[BEGIN]

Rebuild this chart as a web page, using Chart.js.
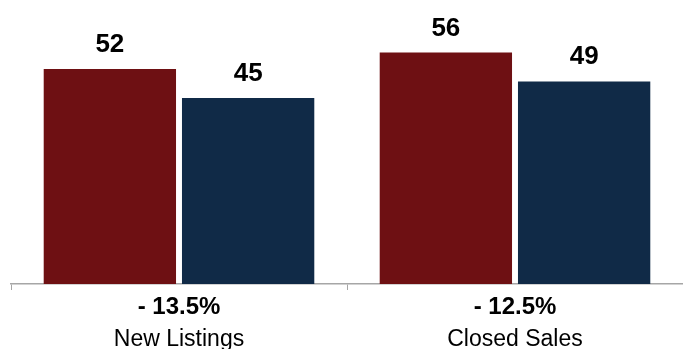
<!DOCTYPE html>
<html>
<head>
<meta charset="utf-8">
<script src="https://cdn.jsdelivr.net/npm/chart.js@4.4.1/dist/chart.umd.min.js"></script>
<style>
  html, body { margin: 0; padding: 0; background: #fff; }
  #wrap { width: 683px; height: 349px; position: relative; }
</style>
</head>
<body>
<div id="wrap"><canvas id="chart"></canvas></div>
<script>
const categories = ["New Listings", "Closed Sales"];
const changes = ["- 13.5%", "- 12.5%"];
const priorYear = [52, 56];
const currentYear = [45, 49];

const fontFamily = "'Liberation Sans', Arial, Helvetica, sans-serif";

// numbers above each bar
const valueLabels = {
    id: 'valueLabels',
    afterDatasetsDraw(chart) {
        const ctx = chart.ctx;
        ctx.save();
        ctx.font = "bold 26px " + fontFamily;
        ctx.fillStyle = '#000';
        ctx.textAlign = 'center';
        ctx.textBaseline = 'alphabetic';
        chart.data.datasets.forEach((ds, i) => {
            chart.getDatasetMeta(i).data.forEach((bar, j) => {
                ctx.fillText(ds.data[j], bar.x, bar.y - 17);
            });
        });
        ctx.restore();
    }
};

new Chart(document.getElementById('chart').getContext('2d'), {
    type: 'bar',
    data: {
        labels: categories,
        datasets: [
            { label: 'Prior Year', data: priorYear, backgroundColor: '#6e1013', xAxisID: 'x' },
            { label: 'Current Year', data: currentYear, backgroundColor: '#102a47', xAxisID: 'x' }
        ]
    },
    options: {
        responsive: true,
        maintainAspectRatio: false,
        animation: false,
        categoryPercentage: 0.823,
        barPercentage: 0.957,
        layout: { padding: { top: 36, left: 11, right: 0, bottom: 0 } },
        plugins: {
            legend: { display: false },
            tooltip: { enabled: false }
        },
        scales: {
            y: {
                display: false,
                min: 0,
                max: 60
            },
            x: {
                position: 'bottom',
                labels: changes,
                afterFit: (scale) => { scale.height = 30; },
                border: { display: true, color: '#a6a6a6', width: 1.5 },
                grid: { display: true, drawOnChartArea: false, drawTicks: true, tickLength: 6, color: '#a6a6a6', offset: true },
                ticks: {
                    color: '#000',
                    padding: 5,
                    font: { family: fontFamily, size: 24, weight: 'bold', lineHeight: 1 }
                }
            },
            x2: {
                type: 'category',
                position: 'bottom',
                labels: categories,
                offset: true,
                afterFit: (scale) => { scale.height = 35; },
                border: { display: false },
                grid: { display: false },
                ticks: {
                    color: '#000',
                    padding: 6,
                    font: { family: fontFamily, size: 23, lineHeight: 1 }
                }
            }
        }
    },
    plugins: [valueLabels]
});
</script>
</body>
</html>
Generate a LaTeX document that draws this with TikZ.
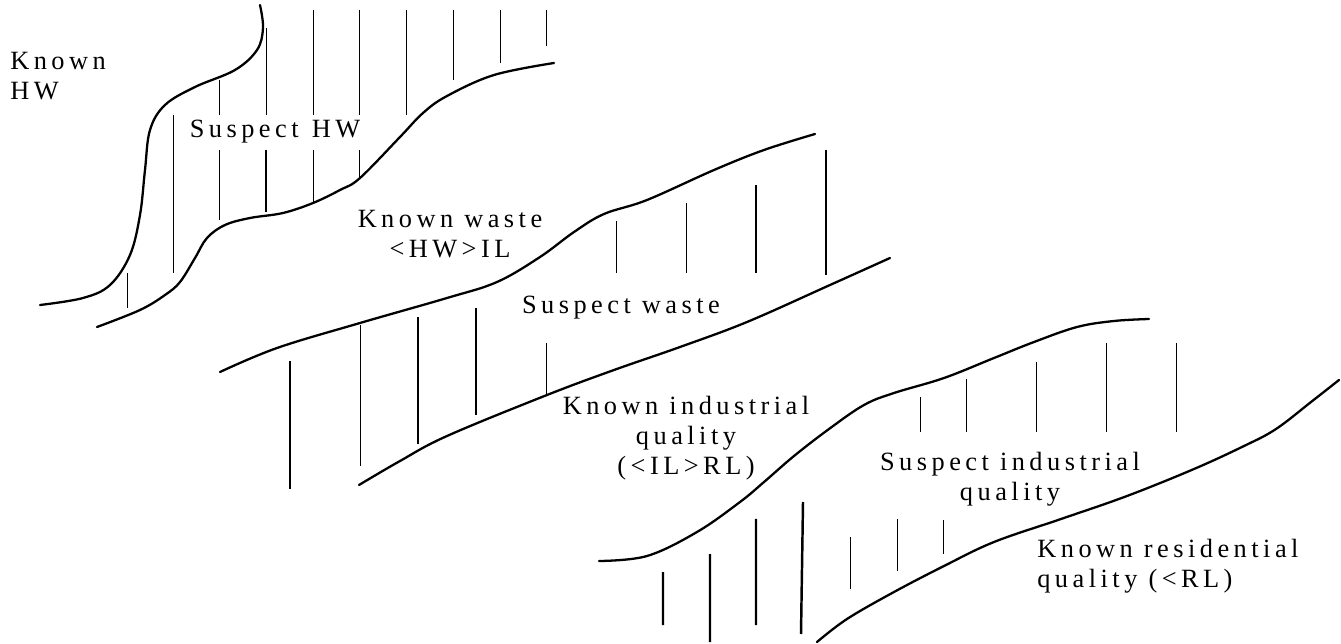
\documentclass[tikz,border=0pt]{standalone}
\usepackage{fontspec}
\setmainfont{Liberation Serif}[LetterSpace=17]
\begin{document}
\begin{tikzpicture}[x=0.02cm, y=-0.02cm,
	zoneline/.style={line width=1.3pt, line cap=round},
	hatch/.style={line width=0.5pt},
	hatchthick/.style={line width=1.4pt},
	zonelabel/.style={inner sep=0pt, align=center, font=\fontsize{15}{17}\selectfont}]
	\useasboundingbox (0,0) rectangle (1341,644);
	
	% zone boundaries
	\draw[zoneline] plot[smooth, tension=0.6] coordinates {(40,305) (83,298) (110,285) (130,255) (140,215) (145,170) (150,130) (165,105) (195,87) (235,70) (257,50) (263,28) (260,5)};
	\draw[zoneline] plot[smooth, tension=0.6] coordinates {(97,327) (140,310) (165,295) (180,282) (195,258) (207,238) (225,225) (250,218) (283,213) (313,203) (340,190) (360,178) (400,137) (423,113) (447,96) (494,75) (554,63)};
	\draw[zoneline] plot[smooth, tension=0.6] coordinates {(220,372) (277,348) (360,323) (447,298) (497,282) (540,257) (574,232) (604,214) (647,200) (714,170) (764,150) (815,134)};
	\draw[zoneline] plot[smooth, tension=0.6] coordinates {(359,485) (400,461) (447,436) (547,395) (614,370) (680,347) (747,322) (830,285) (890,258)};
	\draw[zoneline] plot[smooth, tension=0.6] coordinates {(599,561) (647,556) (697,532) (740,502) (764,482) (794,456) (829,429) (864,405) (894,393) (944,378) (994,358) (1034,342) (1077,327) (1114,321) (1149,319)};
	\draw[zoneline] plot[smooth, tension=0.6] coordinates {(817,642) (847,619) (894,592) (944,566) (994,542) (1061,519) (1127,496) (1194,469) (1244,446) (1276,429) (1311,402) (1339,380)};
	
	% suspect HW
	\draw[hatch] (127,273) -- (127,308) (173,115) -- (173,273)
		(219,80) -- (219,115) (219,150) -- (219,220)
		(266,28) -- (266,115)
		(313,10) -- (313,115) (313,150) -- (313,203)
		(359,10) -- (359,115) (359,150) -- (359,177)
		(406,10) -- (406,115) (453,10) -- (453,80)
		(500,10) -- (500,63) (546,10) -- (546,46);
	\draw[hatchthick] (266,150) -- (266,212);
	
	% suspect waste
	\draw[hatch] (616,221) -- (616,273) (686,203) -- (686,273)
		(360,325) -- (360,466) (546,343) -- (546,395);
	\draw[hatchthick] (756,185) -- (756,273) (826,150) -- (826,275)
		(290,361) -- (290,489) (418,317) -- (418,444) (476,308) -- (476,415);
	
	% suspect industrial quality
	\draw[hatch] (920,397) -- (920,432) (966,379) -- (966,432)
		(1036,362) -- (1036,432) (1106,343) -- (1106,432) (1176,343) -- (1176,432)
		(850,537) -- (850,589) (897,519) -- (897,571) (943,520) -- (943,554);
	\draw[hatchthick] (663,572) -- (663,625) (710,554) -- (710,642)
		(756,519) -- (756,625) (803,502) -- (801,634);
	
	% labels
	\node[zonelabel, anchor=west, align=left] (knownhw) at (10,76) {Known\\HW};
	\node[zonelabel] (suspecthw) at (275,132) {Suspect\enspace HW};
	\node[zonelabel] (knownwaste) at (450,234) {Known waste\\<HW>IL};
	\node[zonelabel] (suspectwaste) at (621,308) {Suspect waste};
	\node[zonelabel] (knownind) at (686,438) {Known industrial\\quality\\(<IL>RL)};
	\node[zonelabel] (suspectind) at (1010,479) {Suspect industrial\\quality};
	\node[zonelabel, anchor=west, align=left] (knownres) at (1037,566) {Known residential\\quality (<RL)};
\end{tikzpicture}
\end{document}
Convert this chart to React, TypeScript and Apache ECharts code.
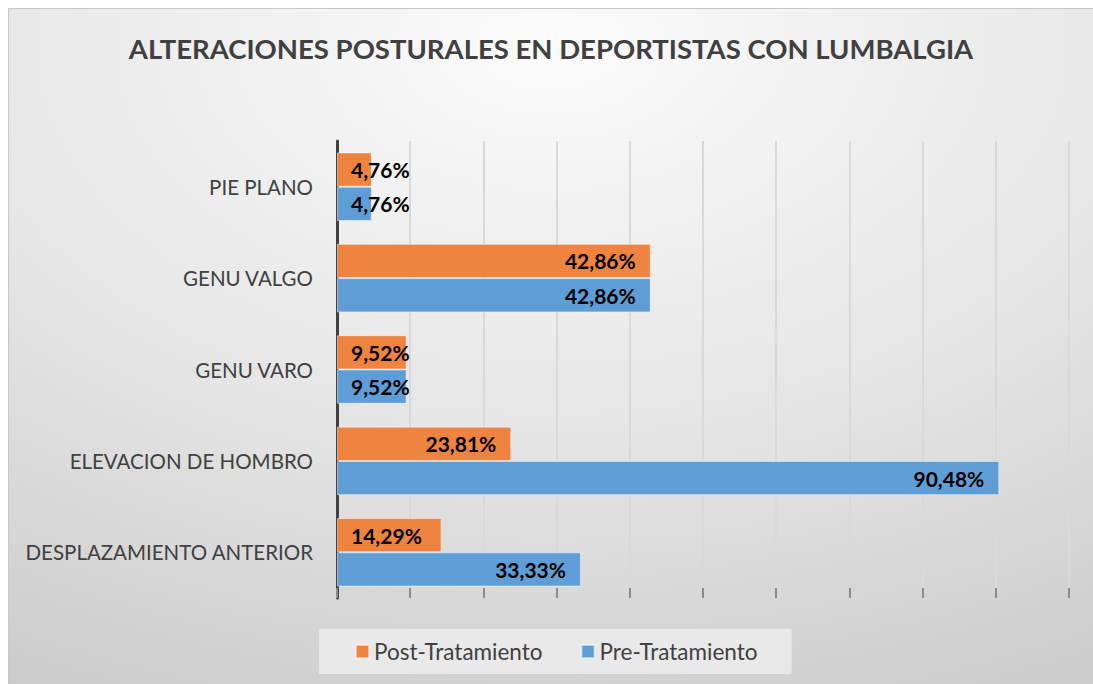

[END]

#### DIRECTION
Go through the listing above and quote it exactly, apart from its images.

#### ANSWER
Rebuild this chart as a web page, using Chart.js.
<!DOCTYPE html>
<html>
<head>
<meta charset="utf-8">
<script src="https://cdn.jsdelivr.net/npm/chart.js@4.4.1/dist/chart.umd.min.js"></script>
<style>
  html, body { margin: 0; padding: 0; background: #fff; }
  #wrap { width: 683px; height: 349px; position: relative; }
</style>
</head>
<body>
<div id="wrap"><canvas id="chart"></canvas></div>
<script>
const categories = ["New Listings", "Closed Sales"];
const changes = ["- 13.5%", "- 12.5%"];
const priorYear = [52, 56];
const currentYear = [45, 49];

const fontFamily = "'Liberation Sans', Arial, Helvetica, sans-serif";

// numbers above each bar
const valueLabels = {
    id: 'valueLabels',
    afterDatasetsDraw(chart) {
        const ctx = chart.ctx;
        ctx.save();
        ctx.font = "bold 26px " + fontFamily;
        ctx.fillStyle = '#000';
        ctx.textAlign = 'center';
        ctx.textBaseline = 'alphabetic';
        chart.data.datasets.forEach((ds, i) => {
            chart.getDatasetMeta(i).data.forEach((bar, j) => {
                ctx.fillText(ds.data[j], bar.x, bar.y - 17);
            });
        });
        ctx.restore();
    }
};

new Chart(document.getElementById('chart').getContext('2d'), {
    type: 'bar',
    data: {
        labels: categories,
        datasets: [
            { label: 'Prior Year', data: priorYear, backgroundColor: '#6e1013', xAxisID: 'x' },
            { label: 'Current Year', data: currentYear, backgroundColor: '#102a47', xAxisID: 'x' }
        ]
    },
    options: {
        responsive: true,
        maintainAspectRatio: false,
        animation: false,
        categoryPercentage: 0.823,
        barPercentage: 0.957,
        layout: { padding: { top: 36, left: 11, right: 0, bottom: 0 } },
        plugins: {
            legend: { display: false },
            tooltip: { enabled: false }
        },
        scales: {
            y: {
                display: false,
                min: 0,
                max: 60
            },
            x: {
                position: 'bottom',
                labels: changes,
                afterFit: (scale) => { scale.height = 30; },
                border: { display: true, color: '#a6a6a6', width: 1.5 },
                grid: { display: true, drawOnChartArea: false, drawTicks: true, tickLength: 6, color: '#a6a6a6', offset: true },
                ticks: {
                    color: '#000',
                    padding: 5,
                    font: { family: fontFamily, size: 24, weight: 'bold', lineHeight: 1 }
                }
            },
            x2: {
                type: 'category',
                position: 'bottom',
                labels: categories,
                offset: true,
                afterFit: (scale) => { scale.height = 35; },
                border: { display: false },
                grid: { display: false },
                ticks: {
                    color: '#000',
                    padding: 6,
                    font: { family: fontFamily, size: 23, lineHeight: 1 }
                }
            }
        }
    },
    plugins: [valueLabels]
});
</script>
</body>
</html>
Generate a LaTeX document that draws this with TikZ.
\documentclass[tikz,border=0pt]{standalone}
\usepackage{fontspec}
\setmainfont{Liberation Serif}[LetterSpace=17]
\begin{document}
\begin{tikzpicture}[x=0.02cm, y=-0.02cm,
	zoneline/.style={line width=1.3pt, line cap=round},
	hatch/.style={line width=0.5pt},
	hatchthick/.style={line width=1.4pt},
	zonelabel/.style={inner sep=0pt, align=center, font=\fontsize{15}{17}\selectfont}]
	\useasboundingbox (0,0) rectangle (1341,644);
	
	% zone boundaries
	\draw[zoneline] plot[smooth, tension=0.6] coordinates {(40,305) (83,298) (110,285) (130,255) (140,215) (145,170) (150,130) (165,105) (195,87) (235,70) (257,50) (263,28) (260,5)};
	\draw[zoneline] plot[smooth, tension=0.6] coordinates {(97,327) (140,310) (165,295) (180,282) (195,258) (207,238) (225,225) (250,218) (283,213) (313,203) (340,190) (360,178) (400,137) (423,113) (447,96) (494,75) (554,63)};
	\draw[zoneline] plot[smooth, tension=0.6] coordinates {(220,372) (277,348) (360,323) (447,298) (497,282) (540,257) (574,232) (604,214) (647,200) (714,170) (764,150) (815,134)};
	\draw[zoneline] plot[smooth, tension=0.6] coordinates {(359,485) (400,461) (447,436) (547,395) (614,370) (680,347) (747,322) (830,285) (890,258)};
	\draw[zoneline] plot[smooth, tension=0.6] coordinates {(599,561) (647,556) (697,532) (740,502) (764,482) (794,456) (829,429) (864,405) (894,393) (944,378) (994,358) (1034,342) (1077,327) (1114,321) (1149,319)};
	\draw[zoneline] plot[smooth, tension=0.6] coordinates {(817,642) (847,619) (894,592) (944,566) (994,542) (1061,519) (1127,496) (1194,469) (1244,446) (1276,429) (1311,402) (1339,380)};
	
	% suspect HW
	\draw[hatch] (127,273) -- (127,308) (173,115) -- (173,273)
		(219,80) -- (219,115) (219,150) -- (219,220)
		(266,28) -- (266,115)
		(313,10) -- (313,115) (313,150) -- (313,203)
		(359,10) -- (359,115) (359,150) -- (359,177)
		(406,10) -- (406,115) (453,10) -- (453,80)
		(500,10) -- (500,63) (546,10) -- (546,46);
	\draw[hatchthick] (266,150) -- (266,212);
	
	% suspect waste
	\draw[hatch] (616,221) -- (616,273) (686,203) -- (686,273)
		(360,325) -- (360,466) (546,343) -- (546,395);
	\draw[hatchthick] (756,185) -- (756,273) (826,150) -- (826,275)
		(290,361) -- (290,489) (418,317) -- (418,444) (476,308) -- (476,415);
	
	% suspect industrial quality
	\draw[hatch] (920,397) -- (920,432) (966,379) -- (966,432)
		(1036,362) -- (1036,432) (1106,343) -- (1106,432) (1176,343) -- (1176,432)
		(850,537) -- (850,589) (897,519) -- (897,571) (943,520) -- (943,554);
	\draw[hatchthick] (663,572) -- (663,625) (710,554) -- (710,642)
		(756,519) -- (756,625) (803,502) -- (801,634);
	
	% labels
	\node[zonelabel, anchor=west, align=left] (knownhw) at (10,76) {Known\\HW};
	\node[zonelabel] (suspecthw) at (275,132) {Suspect\enspace HW};
	\node[zonelabel] (knownwaste) at (450,234) {Known waste\\<HW>IL};
	\node[zonelabel] (suspectwaste) at (621,308) {Suspect waste};
	\node[zonelabel] (knownind) at (686,438) {Known industrial\\quality\\(<IL>RL)};
	\node[zonelabel] (suspectind) at (1010,479) {Suspect industrial\\quality};
	\node[zonelabel, anchor=west, align=left] (knownres) at (1037,566) {Known residential\\quality (<RL)};
\end{tikzpicture}
\end{document}
Convert this chart to React, TypeScript and Apache ECharts code.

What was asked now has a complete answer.